| WORK TO DO |
Restate the listing that follows word for word, without its pictures.
** begin **
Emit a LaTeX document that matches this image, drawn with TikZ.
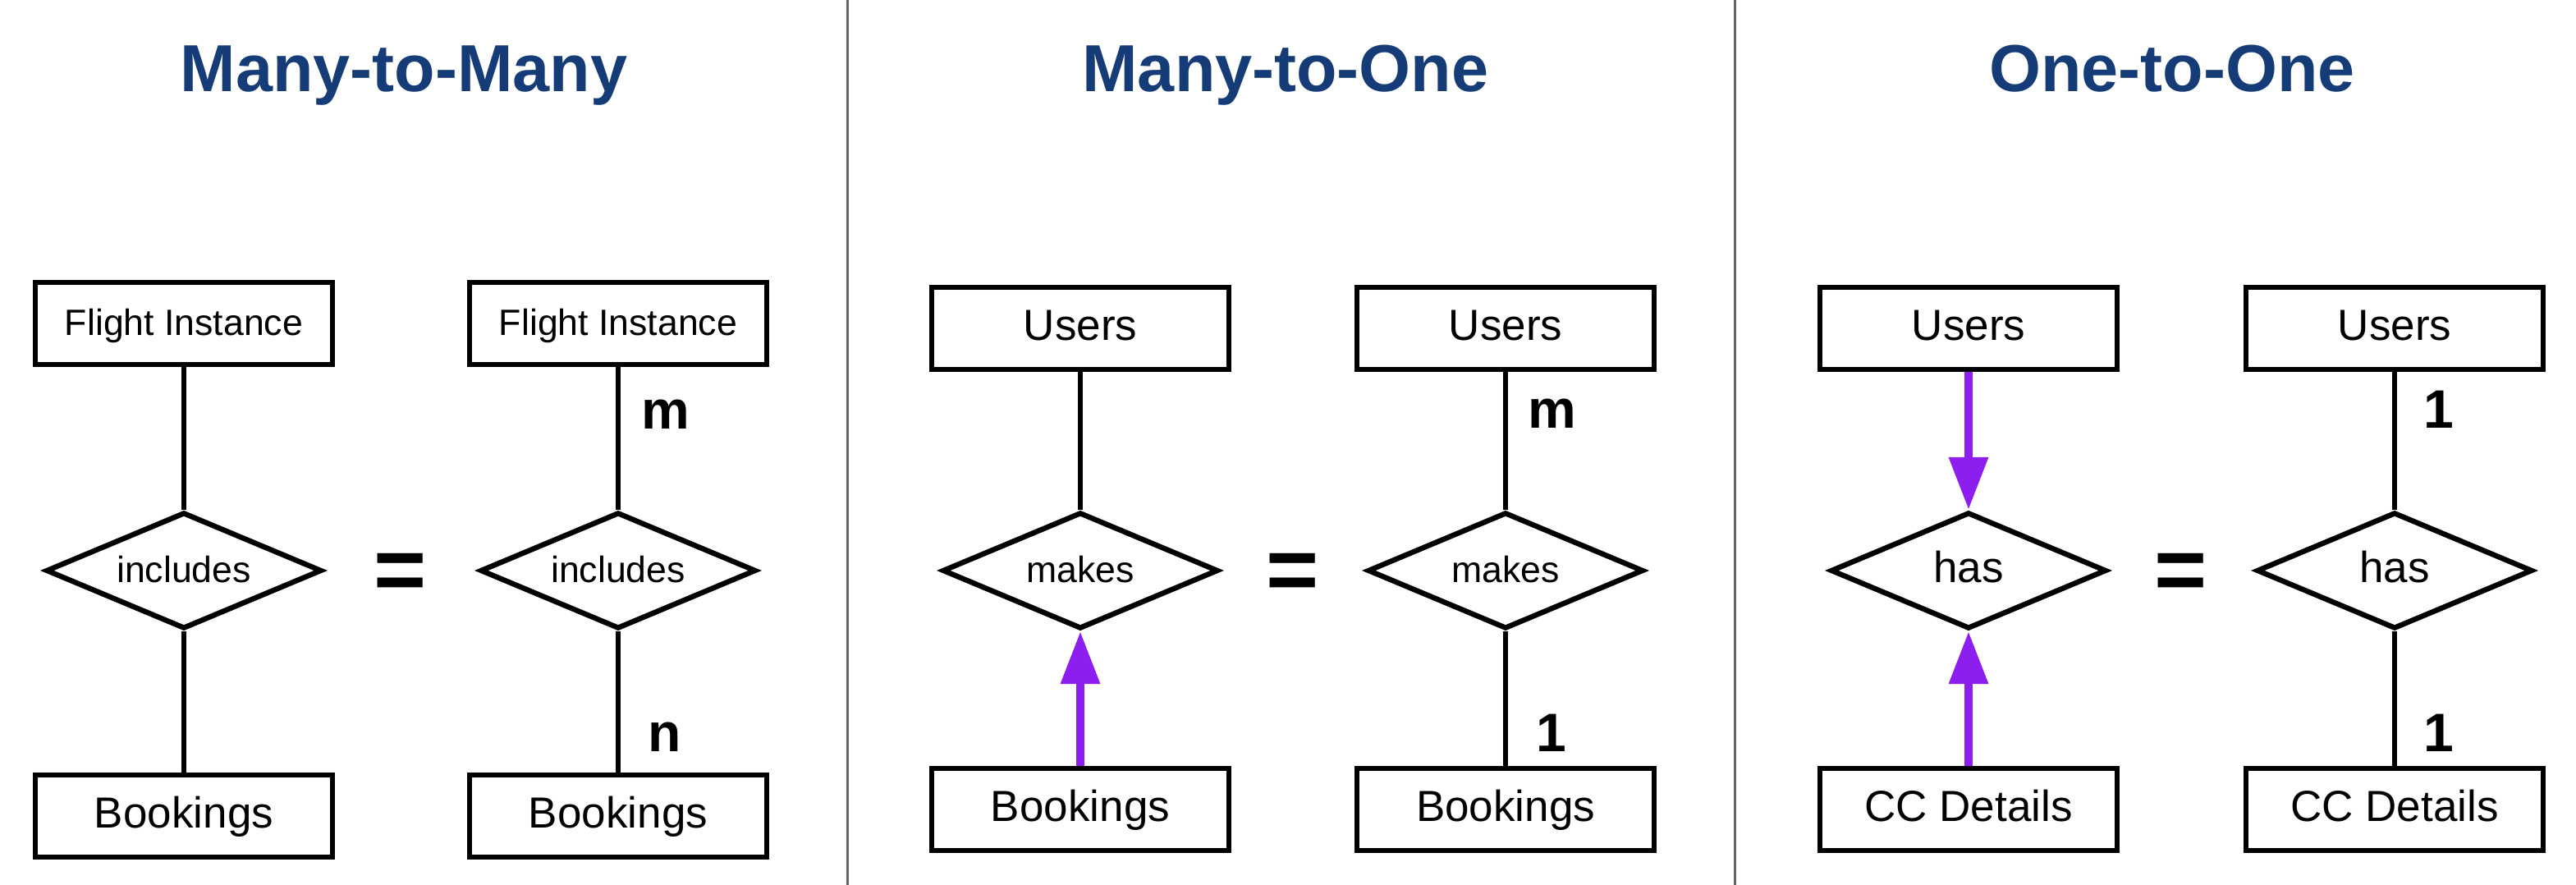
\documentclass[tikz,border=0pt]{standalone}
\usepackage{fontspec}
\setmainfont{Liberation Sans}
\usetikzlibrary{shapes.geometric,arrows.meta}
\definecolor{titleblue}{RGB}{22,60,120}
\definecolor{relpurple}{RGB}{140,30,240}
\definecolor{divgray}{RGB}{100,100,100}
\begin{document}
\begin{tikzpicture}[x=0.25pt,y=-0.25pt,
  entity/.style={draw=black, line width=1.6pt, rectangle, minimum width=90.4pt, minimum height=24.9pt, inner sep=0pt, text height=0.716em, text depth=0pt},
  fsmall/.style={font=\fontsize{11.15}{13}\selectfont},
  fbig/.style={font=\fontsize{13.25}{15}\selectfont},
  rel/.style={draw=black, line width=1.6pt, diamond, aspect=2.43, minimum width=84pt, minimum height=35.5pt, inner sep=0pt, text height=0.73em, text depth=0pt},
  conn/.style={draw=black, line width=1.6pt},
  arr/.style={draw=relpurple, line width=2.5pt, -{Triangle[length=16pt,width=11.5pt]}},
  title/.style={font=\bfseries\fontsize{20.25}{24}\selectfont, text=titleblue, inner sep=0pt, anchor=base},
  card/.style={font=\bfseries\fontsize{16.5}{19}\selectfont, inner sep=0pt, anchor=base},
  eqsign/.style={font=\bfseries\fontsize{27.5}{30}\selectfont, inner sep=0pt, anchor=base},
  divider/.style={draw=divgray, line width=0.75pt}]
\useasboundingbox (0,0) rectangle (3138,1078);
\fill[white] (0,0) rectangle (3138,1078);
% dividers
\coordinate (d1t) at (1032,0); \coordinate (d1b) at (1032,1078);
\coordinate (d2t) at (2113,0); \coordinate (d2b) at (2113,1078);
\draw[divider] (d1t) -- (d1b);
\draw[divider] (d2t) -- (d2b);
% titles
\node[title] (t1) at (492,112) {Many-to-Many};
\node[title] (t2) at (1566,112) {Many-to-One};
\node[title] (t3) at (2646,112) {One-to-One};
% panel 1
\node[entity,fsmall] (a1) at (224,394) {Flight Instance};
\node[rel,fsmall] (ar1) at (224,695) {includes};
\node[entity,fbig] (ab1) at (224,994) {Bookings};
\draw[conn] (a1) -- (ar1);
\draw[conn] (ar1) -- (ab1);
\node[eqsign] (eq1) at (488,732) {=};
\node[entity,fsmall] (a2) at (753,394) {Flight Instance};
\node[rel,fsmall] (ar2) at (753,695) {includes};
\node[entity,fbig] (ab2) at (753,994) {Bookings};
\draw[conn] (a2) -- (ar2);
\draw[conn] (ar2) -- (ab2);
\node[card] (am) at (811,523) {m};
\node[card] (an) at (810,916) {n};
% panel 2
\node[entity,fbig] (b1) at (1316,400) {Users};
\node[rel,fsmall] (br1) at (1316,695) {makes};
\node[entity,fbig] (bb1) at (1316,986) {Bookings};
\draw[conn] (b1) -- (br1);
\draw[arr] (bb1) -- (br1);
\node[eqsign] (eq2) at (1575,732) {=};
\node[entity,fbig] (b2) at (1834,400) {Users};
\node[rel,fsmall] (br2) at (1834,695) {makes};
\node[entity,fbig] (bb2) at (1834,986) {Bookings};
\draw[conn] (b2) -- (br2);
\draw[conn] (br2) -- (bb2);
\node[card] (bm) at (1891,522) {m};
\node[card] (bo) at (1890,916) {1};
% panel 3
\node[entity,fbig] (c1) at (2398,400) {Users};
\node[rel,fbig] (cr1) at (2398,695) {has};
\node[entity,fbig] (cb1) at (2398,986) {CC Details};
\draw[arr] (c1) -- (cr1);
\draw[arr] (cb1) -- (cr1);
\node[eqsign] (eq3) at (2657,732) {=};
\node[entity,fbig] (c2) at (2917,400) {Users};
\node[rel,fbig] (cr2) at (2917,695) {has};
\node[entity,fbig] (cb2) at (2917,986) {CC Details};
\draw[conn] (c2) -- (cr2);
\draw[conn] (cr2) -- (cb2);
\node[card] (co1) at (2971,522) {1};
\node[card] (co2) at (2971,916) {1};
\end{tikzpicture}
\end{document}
** end **
| SOLUTION |
Emit a LaTeX document that matches this image, drawn with TikZ.
\documentclass[tikz,border=0pt]{standalone}
\usepackage{fontspec}
\setmainfont{Liberation Sans}
\usetikzlibrary{shapes.geometric,arrows.meta}
\definecolor{titleblue}{RGB}{22,60,120}
\definecolor{relpurple}{RGB}{140,30,240}
\definecolor{divgray}{RGB}{100,100,100}
\begin{document}
\begin{tikzpicture}[x=0.25pt,y=-0.25pt,
  entity/.style={draw=black, line width=1.6pt, rectangle, minimum width=90.4pt, minimum height=24.9pt, inner sep=0pt, text height=0.716em, text depth=0pt},
  fsmall/.style={font=\fontsize{11.15}{13}\selectfont},
  fbig/.style={font=\fontsize{13.25}{15}\selectfont},
  rel/.style={draw=black, line width=1.6pt, diamond, aspect=2.43, minimum width=84pt, minimum height=35.5pt, inner sep=0pt, text height=0.73em, text depth=0pt},
  conn/.style={draw=black, line width=1.6pt},
  arr/.style={draw=relpurple, line width=2.5pt, -{Triangle[length=16pt,width=11.5pt]}},
  title/.style={font=\bfseries\fontsize{20.25}{24}\selectfont, text=titleblue, inner sep=0pt, anchor=base},
  card/.style={font=\bfseries\fontsize{16.5}{19}\selectfont, inner sep=0pt, anchor=base},
  eqsign/.style={font=\bfseries\fontsize{27.5}{30}\selectfont, inner sep=0pt, anchor=base},
  divider/.style={draw=divgray, line width=0.75pt}]
\useasboundingbox (0,0) rectangle (3138,1078);
\fill[white] (0,0) rectangle (3138,1078);
% dividers
\coordinate (d1t) at (1032,0); \coordinate (d1b) at (1032,1078);
\coordinate (d2t) at (2113,0); \coordinate (d2b) at (2113,1078);
\draw[divider] (d1t) -- (d1b);
\draw[divider] (d2t) -- (d2b);
% titles
\node[title] (t1) at (492,112) {Many-to-Many};
\node[title] (t2) at (1566,112) {Many-to-One};
\node[title] (t3) at (2646,112) {One-to-One};
% panel 1
\node[entity,fsmall] (a1) at (224,394) {Flight Instance};
\node[rel,fsmall] (ar1) at (224,695) {includes};
\node[entity,fbig] (ab1) at (224,994) {Bookings};
\draw[conn] (a1) -- (ar1);
\draw[conn] (ar1) -- (ab1);
\node[eqsign] (eq1) at (488,732) {=};
\node[entity,fsmall] (a2) at (753,394) {Flight Instance};
\node[rel,fsmall] (ar2) at (753,695) {includes};
\node[entity,fbig] (ab2) at (753,994) {Bookings};
\draw[conn] (a2) -- (ar2);
\draw[conn] (ar2) -- (ab2);
\node[card] (am) at (811,523) {m};
\node[card] (an) at (810,916) {n};
% panel 2
\node[entity,fbig] (b1) at (1316,400) {Users};
\node[rel,fsmall] (br1) at (1316,695) {makes};
\node[entity,fbig] (bb1) at (1316,986) {Bookings};
\draw[conn] (b1) -- (br1);
\draw[arr] (bb1) -- (br1);
\node[eqsign] (eq2) at (1575,732) {=};
\node[entity,fbig] (b2) at (1834,400) {Users};
\node[rel,fsmall] (br2) at (1834,695) {makes};
\node[entity,fbig] (bb2) at (1834,986) {Bookings};
\draw[conn] (b2) -- (br2);
\draw[conn] (br2) -- (bb2);
\node[card] (bm) at (1891,522) {m};
\node[card] (bo) at (1890,916) {1};
% panel 3
\node[entity,fbig] (c1) at (2398,400) {Users};
\node[rel,fbig] (cr1) at (2398,695) {has};
\node[entity,fbig] (cb1) at (2398,986) {CC Details};
\draw[arr] (c1) -- (cr1);
\draw[arr] (cb1) -- (cr1);
\node[eqsign] (eq3) at (2657,732) {=};
\node[entity,fbig] (c2) at (2917,400) {Users};
\node[rel,fbig] (cr2) at (2917,695) {has};
\node[entity,fbig] (cb2) at (2917,986) {CC Details};
\draw[conn] (c2) -- (cr2);
\draw[conn] (cr2) -- (cb2);
\node[card] (co1) at (2971,522) {1};
\node[card] (co2) at (2971,916) {1};
\end{tikzpicture}
\end{document}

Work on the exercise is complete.